How does just getting the sum help in finding the repeated number?
So, I think Hash which takes O(1) and extra space is the best solution
Second best is to sort and scan the sorted array O(nlogn)
A kind of bit vector like solution, in O(n).
Traverse the array, setting corresponding bit to 1. If the bit already one, then we found our duplicate, if not just keep traversing. Worst case would be if the last element is the repeated one.
But a CATCH is wasted space in creating the bitvector of that size. If range is known, then its great else, we have to make some guesses or give the range of Int.MAX_Value as the size of bit vector
Bit vector sounds expensive since a bit vector supports sequential access, it takes O(n) time to scan.

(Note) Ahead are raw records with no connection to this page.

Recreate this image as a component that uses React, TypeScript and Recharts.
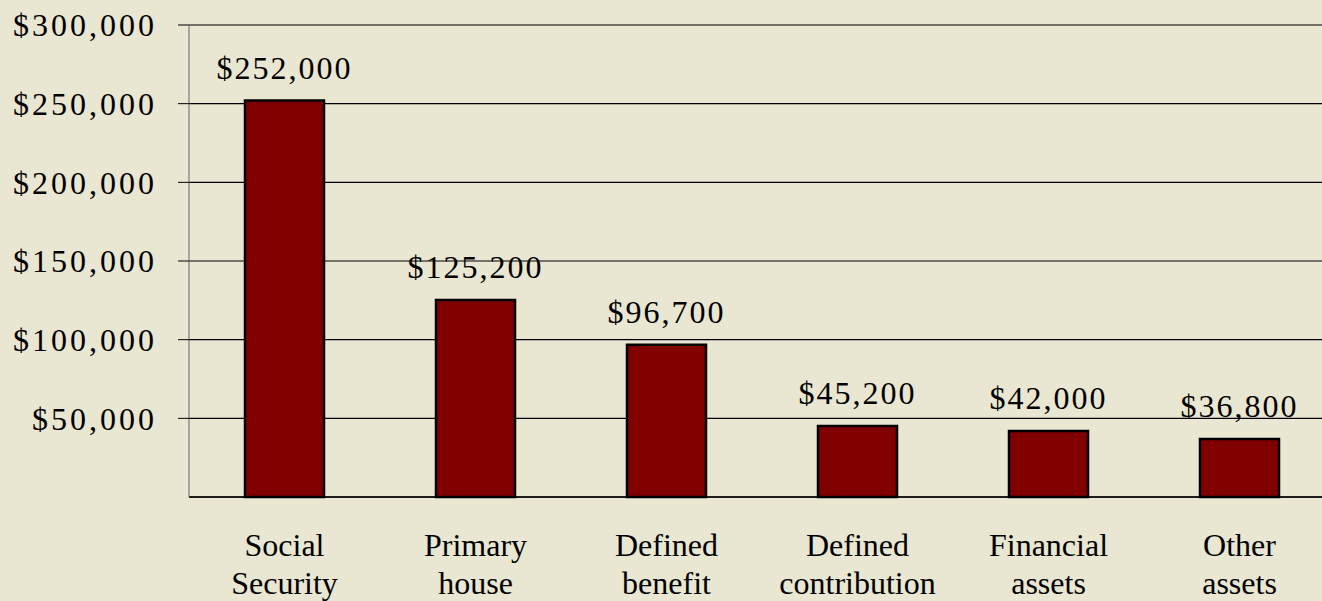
import React from 'react';
import { BarChart, Bar, XAxis, YAxis, CartesianGrid, LabelList } from 'recharts';

const categories = ['Social Security', 'Primary house', 'Defined benefit', 'Defined contribution', 'Financial assets', 'Other assets'];
const values = [252000, 125200, 96700, 45200, 42000, 36800];
const yTicks = [50000, 100000, 150000, 200000, 250000, 300000];

const data = categories.map((name, i) => ({ name, value: values[i] }));

const FONT = '"Liberation Serif", "Times New Roman", serif';
const fmt = (v: number) => '$' + v.toLocaleString('en-US');

const XTick = (props: any) => {
  const { x, y, payload } = props;
  const words = String(payload.value).split(' ');
  return (
    <text x={x} y={y} textAnchor="middle" fontFamily={FONT} fontSize={32} fill="#000">
      <tspan x={x} dy={59}>{words[0]}</tspan>
      <tspan x={x} dy={38}>{words.slice(1).join(' ')}</tspan>
    </text>
  );
};

export default function App() {
  return (
    <div style={{ position: 'absolute', left: 0, top: 0, width: 1322, height: 601, background: '#E9E6D2', overflow: 'hidden' }}>
      <BarChart width={1335} height={601} data={data} margin={{ top: 25, right: 0, bottom: 0, left: 0 }} barSize={79}>
        <CartesianGrid vertical={false} stroke="#000" strokeWidth={1.2} />
        <XAxis
          dataKey="name"
          height={104}
          tickLine={false}
          tickSize={0}
          tickMargin={0}
          axisLine={{ stroke: '#000', strokeWidth: 1.5 }}
          tick={<XTick />}
          interval={0}
        />
        <YAxis
          width={189}
          domain={[0, 300000]}
          ticks={yTicks}
          tickFormatter={fmt}
          tickSize={11}
          tickMargin={21}
          tickLine={{ stroke: '#000' }}
          axisLine={{ stroke: '#666' }}
          tick={{ fontFamily: FONT, fontSize: 32, fill: '#000', letterSpacing: 3 }}
        />
        <Bar dataKey="value" fill="#800000" stroke="#000" strokeWidth={2.5} isAnimationActive={false}>
          <LabelList
            dataKey="value"
            position="top"
            offset={22}
            formatter={(v: any) => fmt(Number(v))}
            style={{ fontFamily: FONT, fontSize: 32, fill: '#000', letterSpacing: 2 }}
          />
        </Bar>
      </BarChart>
    </div>
  );
}
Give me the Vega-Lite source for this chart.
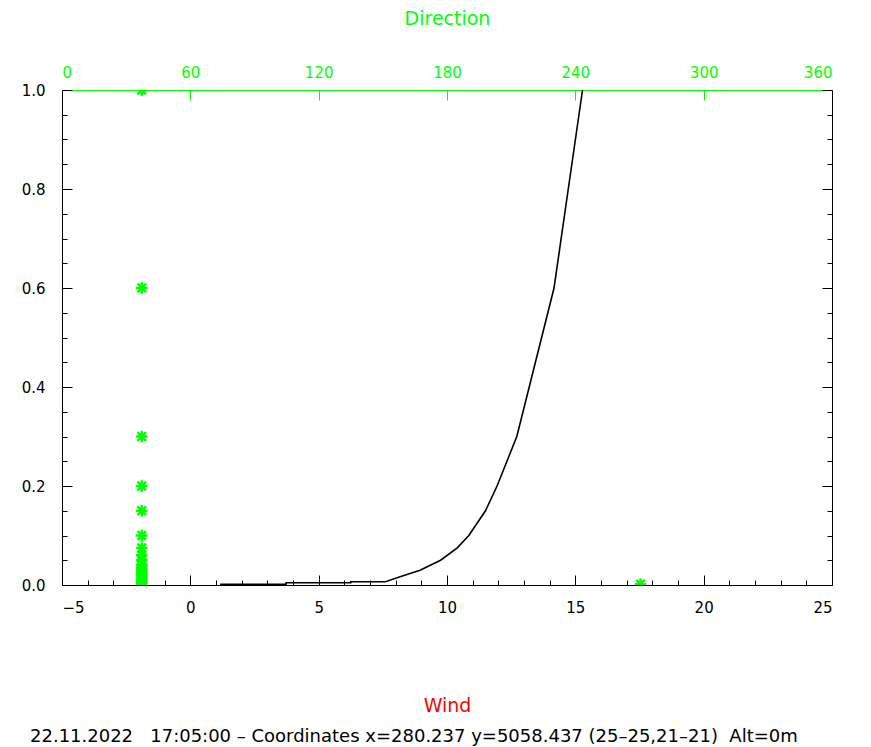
{
  "$schema": "https://vega.github.io/schema/vega-lite/v6.json",
  "autosize": {"type": "none"},
  "width": 770,
  "height": 495,
  "padding": {"left": 62, "top": 90, "right": 39, "bottom": 162},
  "background": "white",
  "view": {"stroke": null},
  "title": {
    "text": "22.11.2022\u00a0\u00a0\u00a017:05:00\u00a0–\u00a0Coordinates x=280.237 y=5058.437 (25–25,21–21)\u00a0\u00a0Alt=0m",
    "orient": "bottom",
    "anchor": "start",
    "frame": "group",
    "dx": -32,
    "font": "DejaVu Sans",
    "fontSize": 18,
    "fontWeight": "normal",
    "color": "black",
    "offset": 13
  },
  "config": {
    "font": "DejaVu Sans",
    "axis": {
      "labelFont": "DejaVu Sans",
      "labelFontSize": 15,
      "labelColor": "black",
      "tickColor": "black",
      "domainColor": "black",
      "grid": false,
      "titleFont": "DejaVu Sans",
      "titleFontWeight": "normal",
      "titleFontSize": 19
    }
  },
  "datasets": {
    "profile": [
      {"i": 0, "wind": 1.16, "z": 0.0015},
      {"i": 1, "wind": 3.73, "z": 0.0015},
      {"i": 2, "wind": 3.73, "z": 0.0045},
      {"i": 3, "wind": 6.25, "z": 0.0045},
      {"i": 4, "wind": 6.25, "z": 0.0067},
      {"i": 5, "wind": 7.6, "z": 0.0067},
      {"i": 6, "wind": 8.2, "z": 0.017},
      {"i": 7, "wind": 8.95, "z": 0.03},
      {"i": 8, "wind": 9.75, "z": 0.05},
      {"i": 9, "wind": 10.4, "z": 0.075},
      {"i": 10, "wind": 10.85, "z": 0.1},
      {"i": 11, "wind": 11.5, "z": 0.15},
      {"i": 12, "wind": 11.95, "z": 0.2},
      {"i": 13, "wind": 12.72, "z": 0.3},
      {"i": 14, "wind": 14.17, "z": 0.6},
      {"i": 15, "wind": 15.28, "z": 1.0}
    ],
    "dir": [
      {"direction": 37.3, "z": 1.0},
      {"direction": 37.3, "z": 0.6},
      {"direction": 37.3, "z": 0.3},
      {"direction": 37.3, "z": 0.2},
      {"direction": 37.3, "z": 0.15},
      {"direction": 37.3, "z": 0.1},
      {"direction": 37.3, "z": 0.075},
      {"direction": 37.3, "z": 0.06},
      {"direction": 37.3, "z": 0.05},
      {"direction": 37.3, "z": 0.04},
      {"direction": 37.3, "z": 0.035},
      {"direction": 37.3, "z": 0.03},
      {"direction": 37.3, "z": 0.025},
      {"direction": 37.3, "z": 0.02},
      {"direction": 37.3, "z": 0.015},
      {"direction": 37.3, "z": 0.01},
      {"direction": 37.3, "z": 0.0067},
      {"direction": 37.3, "z": 0.0045},
      {"direction": 37.3, "z": 0.0015},
      {"direction": 270.5, "z": 0.0015}
    ]
  },
  "resolve": {
    "scale": {"x": "independent", "y": "independent"},
    "axis": {"x": "independent", "y": "independent"}
  },
  "layer": [
    {
      "data": {"name": "profile"},
      "mark": {"type": "line", "color": "black", "strokeWidth": 1.6},
      "encoding": {
        "x": {
          "field": "wind", "type": "quantitative",
          "scale": {"domain": [-5, 25], "nice": false, "zero": false},
          "axis": {
            "orient": "bottom",
            "values": [-5, 0, 5, 10, 15, 20, 25],
            "tickSize": -10,
            "labelPadding": 25,
            "title": "Wind",
            "titleColor": "red",
            "titlePadding": 81
          }
        },
        "y": {
          "field": "z", "type": "quantitative",
          "scale": {"domain": [0, 1], "nice": false},
          "axis": {
            "orient": "left",
            "values": [0, 0.2, 0.4, 0.6, 0.8, 1.0],
            "format": ".1f",
            "tickSize": -10,
            "labelPadding": 27,
            "title": null
          }
        },
        "order": {"field": "i", "type": "quantitative"}
      }
    },
    {
      "data": {"name": "profile"},
      "mark": {"type": "point", "opacity": 0},
      "encoding": {
        "x": {
          "field": "wind", "type": "quantitative",
          "scale": {"domain": [-5, 25], "nice": false, "zero": false},
          "axis": {
            "orient": "bottom",
            "values": [-4, -3, -2, -1, 1, 2, 3, 4, 6, 7, 8, 9, 11, 12, 13, 14, 16, 17, 18, 19, 21, 22, 23, 24],
            "tickSize": -5,
            "labels": false,
            "domain": false,
            "title": null
          }
        },
        "y": {
          "field": "z", "type": "quantitative",
          "scale": {"domain": [0, 1], "nice": false},
          "axis": {
            "orient": "left",
            "values": [0.05, 0.1, 0.15, 0.25, 0.3, 0.35, 0.45, 0.5, 0.55, 0.65, 0.7, 0.75, 0.85, 0.9, 0.95],
            "tickSize": -5,
            "labels": false,
            "domain": false,
            "title": null
          }
        }
      }
    },
    {
      "data": {"name": "profile"},
      "mark": {"type": "point", "opacity": 0},
      "encoding": {
        "y": {
          "field": "z", "type": "quantitative",
          "scale": {"domain": [0, 1], "nice": false},
          "axis": {
            "orient": "right",
            "values": [0, 0.2, 0.4, 0.6, 0.8, 1.0],
            "tickSize": -10,
            "labels": false,
            "title": null
          }
        }
      }
    },
    {
      "data": {"name": "profile"},
      "mark": {"type": "point", "opacity": 0},
      "encoding": {
        "y": {
          "field": "z", "type": "quantitative",
          "scale": {"domain": [0, 1], "nice": false},
          "axis": {
            "orient": "right",
            "values": [0.05, 0.1, 0.15, 0.25, 0.3, 0.35, 0.45, 0.5, 0.55, 0.65, 0.7, 0.75, 0.85, 0.9, 0.95],
            "tickSize": -5,
            "labels": false,
            "domain": false,
            "title": null
          }
        }
      }
    },
    {
      "data": {"name": "dir"},
      "mark": {
        "type": "point",
        "shape": "M-1,0L1,0M0,-1L0,1M-0.75,-0.75L0.75,0.75M-0.75,0.75L0.75,-0.75",
        "filled": false,
        "color": "#00ff00",
        "strokeWidth": 2.5,
        "size": 130,
        "opacity": 1,
        "clip": true
      },
      "encoding": {
        "x": {
          "field": "direction", "type": "quantitative",
          "scale": {"domain": [0, 360], "nice": false, "zero": false},
          "axis": {
            "orient": "top",
            "values": [0, 60, 120, 180, 240, 300, 360],
            "tickSize": -10,
            "labelPadding": 20,
            "labelColor": "#00ff00",
            "tickColor": "#00ff00",
            "domainColor": "#00ff00",
            "title": "Direction",
            "titleColor": "#00ff00",
            "titlePadding": 37
          }
        },
        "y": {
          "field": "z", "type": "quantitative",
          "scale": {"domain": [0, 1], "nice": false},
          "axis": null
        }
      }
    }
  ]
}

Mergesort & comparing adjacent duplicates will be O(nlogn). This is expensive as well. O(nlogn) is expensive than O(n). But, this method doesn't need any extra space.
Hash table is the fastest with O(1) retrieval & access times. But a hash table takes extra O(n) space.
So, we need to decide if we want space(mergesort & comparing adjacent duplicates) or time(the lovely hash table).
A simple solution is in O(1).
The sum of first n natural numbers i.e., 1+2+3+...+n if the numbers are in sequence is given by: n*(n+1)/2. So u can apply the above formula i.e., For example:
The below is the given sequence:
2,3,1,4,5,6,7,7.
Now as there are 8 numbers:
8*(8+1)/2 = 36.
Now the sum of the above elements is:35.
So u can easily say that 7 is repeated as sum is 1 less than it should be.
Just to add upon q's statement:
-------------------------------
from Jack's statement N is known.
1) so sum of numbers = N(N+1)/2.... which does not take much time. This can be O(1).
2) Now finding the duplicate element is direct. If N is 5 and 5 is repeated, new sum will be 20. So 20 - 15 (original sum) = 5.
3) Traverse the array and find the first position of '5'.
This is O(n).
Since the question doesn't talk about any sorting, i think, [keeping the data along with a counter in a structure] linked list would be a good solution.
- Niti December 05, 2006